In a blend of fact and fiction, including family secrets, documents from the era, and a thin, fragmentary case file unsealed by the court, novelist Sheila O'Connor tells the story of V, a talented fifteen-year-old singer in 1930s Minneapolis whose pregnancy by a nightclub owner led to her incarceration for "immorality" in an abusive institution.
To the blend of fact and fiction we expect from historical fiction, Sheila O’Connor’s experimental novel Evidence of V adds poetry and memoir, and arrives at a cohesive and moving portrait of the grandmother she never knew. The novel’s unusual approach to storytelling—'Fragments, Facts and Fictions'—comes to seem perfectly suited to its topic ... O’Connor builds a collage of imaginary vignettes and fascinating/horrifying historical documents that brings to life a lively, talented girl and her bitter fate ... In addition to the adult audience it deserves, I hope this book gets passed around by girls in and out of such places, its literary magic restoring to them their history.
With each page comes an awakening and a documentation of the author’s personal struggle to find her family’s truth, the words piece together to create a vivid quilt of O’Connor’s thoughts and ideas surrounding her genetic history. During their time with this book, the reader will, however, feel a lack of depth in plot and character. A trait that restricts the book’s ability to transcend itself as a story, but a trait that allows and propels, compels the book to transcend itself as socio-political art. The information we think we want as readers of literature, the information we think we need to be satisfied with the story as a story, we never get. O’Connor makes sure of this because she never gets it either and no one can give you something they don’t have to begin with. No one gets it and we’re left having to fill in the blanks left over from O’Connor’s filling in the blanks and what even happened really, we’re wondering? That’s the question and the problem as one ... All of this is conveyed through an engaging blend of historical documents, family stories, well-timed and thought-provoking poems and one-liners, and extrapolated imagination. O’Connor’s background as a writer, teacher, and academic is fully evident in the composition and orchestration of it all. As she writes, she calls on us to think and reflect, to ask questions even if it’s just to fill the void left behind by historical silence ... At best, this book will spark a cascade of curiosity, anger, and a similar hunger for knowledge as is palpable in O’Connor herself.
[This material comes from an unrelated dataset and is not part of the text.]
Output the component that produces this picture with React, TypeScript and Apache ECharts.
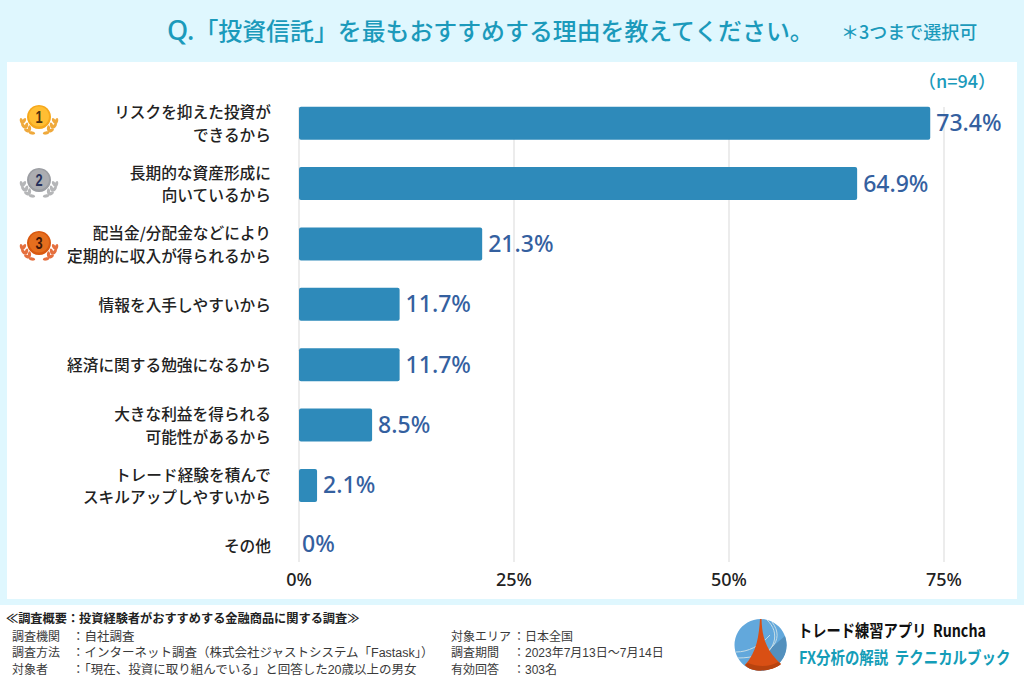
import React, { useEffect, useRef } from "react";
import * as echarts from "echarts";

const categories = [
  "リスクを抑えた投資が\nできるから",
  "長期的な資産形成に\n向いているから",
  "配当金/分配金などにより\n定期的に収入が得られるから",
  "情報を入手しやすいから",
  "経済に関する勉強になるから",
  "大きな利益を得られる\n可能性があるから",
  "トレード経験を積んで\nスキルアップしやすいから",
  "その他",
];
const values = [73.4, 64.9, 21.3, 11.7, 11.7, 8.5, 2.1, 0];
const valueLabels = ["73.4%", "64.9%", "21.3%", "11.7%", "11.7%", "8.5%", "2.1%", "0%"];
const footLeft = [
  ["調査機関", "：自社調査"],
  ["調査方法", "：インターネット調査（株式会社ジャストシステム「Fastask」）"],
  ["対象者", "：「現在、投資に取り組んでいる」と回答した20歳以上の男女"],
];
const footRight = [
  ["対象エリア", "：日本全国"],
  ["調査期間", "：2023年7月13日〜7月14日"],
  ["有効回答", "：303名"],
];
const medals = [
  { n: "1", y: 117, main: "#F6A81C", light: "#FFBE33", leaf: "#EFA93C", ink: "#4A3010" },
  { n: "2", y: 180, main: "#9C9EA3", light: "#ACADB1", leaf: "#B5B6B8", ink: "#25305A" },
  { n: "3", y: 243, main: "#D9580F", light: "#E56E1E", leaf: "#E56F3E", ink: "#3E1608" },
];

const CJK = '"Noto Sans CJK JP","Noto Sans",sans-serif';
const FOOT = '"Liberation Sans","Noto Sans CJK JP",sans-serif';

function medal(m: (typeof medals)[number]) {
  const cx = 39;
  const leaves: any[] = [];
  const spots = [
    [17.5, 4, -15], [15, 4, 30], [15.5, 9, -40], [12.5, 8.5, 15], [12, 13.5, -60], [9.5, 11.5, 0], [7, 16, -80],
  ];
  spots.forEach(([dx, dy, rot]) => {
    [-1, 1].forEach((s) => {
      leaves.push({
        type: "ellipse",
        shape: { cx: 0, cy: 0, rx: 1.6, ry: 3.2 },
        x: cx + s * dx,
        y: m.y + dy,
        rotation: (s * rot * Math.PI) / 180,
        style: { fill: m.leaf },
      });
    });
  });
  return [
    ...leaves,
    { type: "circle", shape: { cx, cy: m.y, r: 12 }, style: { fill: m.main } },
    { type: "circle", shape: { cx, cy: m.y - 0.5, r: 10 }, style: { fill: m.light } },
    {
      type: "text",
      x: cx,
      y: m.y,
      scaleX: 0.8,
      style: {
        text: m.n,
        fill: m.ink,
        font: 'bold 16px "Liberation Sans",sans-serif',
        align: "center",
        verticalAlign: "middle",
      },
    },
  ];
}

function footText(x: number, y: number, text: string, size: number) {
  return {
    type: "text",
    x,
    y,
    style: {
      text,
      fill: "#3a3a3a",
      font: `${size}px ${FOOT}`,
      verticalAlign: "middle",
    },
  };
}

const TOWER = "M760 619 L761.5 619 C762 635 765 650 781 664 C771 672 752 673 745 665 C757 652 759 635 760 619 Z";
const BASE = "M748 663 C758 667 770 667 778 662 L781 664 C771 672 752 673 745 665 Z";
const SHADE = "M785 636 A26 26 0 0 1 773 668 L765 653 Z";

function arc(x1: number, y1: number, cx1: number, cy1: number, cx2: number, cy2: number, x2: number, y2: number) {
  return {
    type: "bezierCurve",
    shape: { x1, y1, cpx1: cx1, cpy1: cy1, cpx2: cx2, cpy2: cy2, x2, y2 },
    style: { stroke: "#C6DDE6", lineWidth: 1, fill: "none" },
  };
}

function categoryItem(c: string, i: number) {
  if (i === categories.length - 1) return { value: c, textStyle: { padding: [0, 0, 10, 0] } };
  if (c.includes("\n")) return { value: c, textStyle: { padding: [2, 0, 0, 0] } };
  return c;
}

export default function App() {
  const ref = useRef<HTMLDivElement>(null);
  useEffect(() => {
    if (!ref.current) return;
    echarts.graphic.registerShape("towerShape", echarts.graphic.extendPath(TOWER, {}) as any);
    echarts.graphic.registerShape("baseShape", echarts.graphic.extendPath(BASE, {}) as any);
    echarts.graphic.registerShape("shadeShape", echarts.graphic.extendPath(SHADE, {}) as any);
    const chart = echarts.init(ref.current, null, { renderer: "svg" });
    const footer: any[] = [];
    footLeft.forEach((r, i) => {
      const y = 636.5 + i * 16.7;
      footer.push(footText(12, y, r[0], 12));
      footer.push(footText(72, y, r[1], 12.5));
    });
    footRight.forEach((r, i) => {
      const y = 636.5 + i * 16.7;
      footer.push(footText(451, y, r[0], 12));
      footer.push(footText(513, y, r[1], 12));
    });
    chart.setOption({
      animation: false,
      backgroundColor: "#ffffff",
      title: {
        text: "{q|Q.}{m|「投資信託」を最もおすすめする理由を教えてください。}",
        left: 167,
        top: 16,
        padding: 0,
        textStyle: {
          rich: {
            q: { color: "#1B9ABB", fontSize: 27, fontWeight: 500, fontFamily: '"Noto Sans",sans-serif' },
            m: { color: "#1B9ABB", fontSize: 23.9, fontWeight: 500, fontFamily: CJK },
          },
        },
      },
      grid: [
        { left: 299, width: 645, top: 93, height: 483 },
        { left: 299, width: 645, top: 107, height: 455 },
      ],
      xAxis: [
        {
          type: "value",
          gridIndex: 0,
          min: 0,
          max: 75,
          interval: 25,
          axisLine: { show: false },
          axisTick: { show: false },
          splitLine: { show: false },
          axisLabel: { show: false },
        },
        {
          type: "value",
          gridIndex: 1,
          min: 0,
          max: 75,
          interval: 25,
          z: 0,
          axisLine: { show: false },
          axisTick: { show: false },
          splitLine: { lineStyle: { color: "#E6E6E6", width: 1.5 } },
          axisLabel: {
            formatter: "{value}%",
            color: "#222222",
            fontSize: 18,
            fontWeight: 500,
            margin: 8,
            fontFamily: '"Noto Sans",sans-serif',
          },
        },
      ],
      yAxis: [
        {
          type: "category",
          gridIndex: 0,
          inverse: true,
          data: categories.map(categoryItem),
          axisLine: { show: false },
          axisTick: { show: false },
          axisLabel: {
            color: "#222222",
            fontSize: 15.7,
            fontWeight: 500,
            lineHeight: 22.5,
            margin: 28,
            align: "right",
            fontFamily: CJK,
          },
        },
        {
          type: "value",
          gridIndex: 1,
          show: false,
          min: 0,
          max: 1,
        },
      ],
      series: [
        {
          type: "bar",
          xAxisIndex: 0,
          yAxisIndex: 0,
          data: values.map((v, i) =>
            i === values.length - 1 ? { value: v, label: { offset: [-3, -3] } } : v
          ),
          barWidth: 33,
          z: 5,
          itemStyle: {
            color: "#2E8ABA",
            borderRadius: 2,
          },
          label: {
            show: true,
            position: "right",
            distance: 6,
            offset: [0, -1],
            color: "#34609F",
            fontSize: 23,
            fontWeight: 500,
            fontFamily: '"Noto Sans",sans-serif',
            formatter: (p: any) => valueLabels[p.dataIndex],
          },
        },
      ],
      graphic: [
        { type: "rect", z: -10, shape: { x: 0, y: 0, width: 1024, height: 62 }, style: { fill: "#DFF7FE" } },
        { type: "rect", z: -10, shape: { x: 0, y: 62, width: 7, height: 543 }, style: { fill: "#DFF7FE" } },
        { type: "rect", z: -10, shape: { x: 1017, y: 62, width: 7, height: 543 }, style: { fill: "#DFF7FE" } },
        { type: "rect", z: -10, shape: { x: 0, y: 599, width: 1024, height: 6 }, style: { fill: "#DFF7FE" } },
        {
          type: "text",
          x: 841,
          y: 31,
          style: { text: "＊3つまで選択可", fill: "#1B9ABB", font: `500 18px ${CJK}`, verticalAlign: "middle" },
        },
        {
          type: "text",
          x: 957,
          y: 80,
          style: { text: "（n=94）", fill: "#1B9ABB", font: `500 18px ${CJK}`, verticalAlign: "middle", align: "center" },
        },
        ...medals.flatMap(medal),
        {
          type: "text",
          x: 6,
          y: 618,
          style: {
            text: "≪調査概要：投資経験者がおすすめする金融商品に関する調査≫",
            fill: "#222222",
            font: `bold 12.2px ${CJK}`,
            verticalAlign: "middle",
          },
        },
        ...footer,
        { type: "circle", shape: { cx: 760.5, cy: 645, r: 26 }, style: { fill: "#62A8DC" } },
        { type: "shadeShape", style: { fill: "#5390BD" } },
        arc(767, 620, 780, 632, 778, 652, 750, 664),
        arc(772, 622, 786, 640, 770, 658, 738, 658),
        arc(736, 652, 748, 652, 760, 646, 770, 635),
        { type: "towerShape", style: { fill: "#D94F14" } },
        { type: "baseShape", style: { fill: "#B8430F" } },
        { type: "text", x: 798, y: 630, scaleX: 0.84, style: { text: "トレード練習アプリ  Runcha", fill: "#111111", font: `bold 17px ${CJK}`, verticalAlign: "middle" } },
        { type: "text", x: 799, y: 657, scaleX: 0.85, style: { text: "FX分析の解説  テクニカルブック", fill: "#149DB8", font: `bold 17px ${CJK}`, verticalAlign: "middle" } },
      ],
    });
    return () => chart.dispose();
  }, []);
  return <div ref={ref} style={{ width: 1024, height: 683, position: "fixed", left: 0, top: 0 }} />;
}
Evidence of V has synthesized the existing facts and data and infused them with the author’s raw emotion, emotion—the catalyst of change and the beginning of an answer.
In riveting juxtaposition of prose and historical research, O’Connor recreates an almost Atwoodian reality ... V’s harrowing tale highlights the stark reality of an all-too-recent past where victims of sexual abuse were scapegoated for their perpetrator’s crimes. O’Connor’s engrossing, powerful narrative will appeal to those who enjoy the work of Amy Bloom.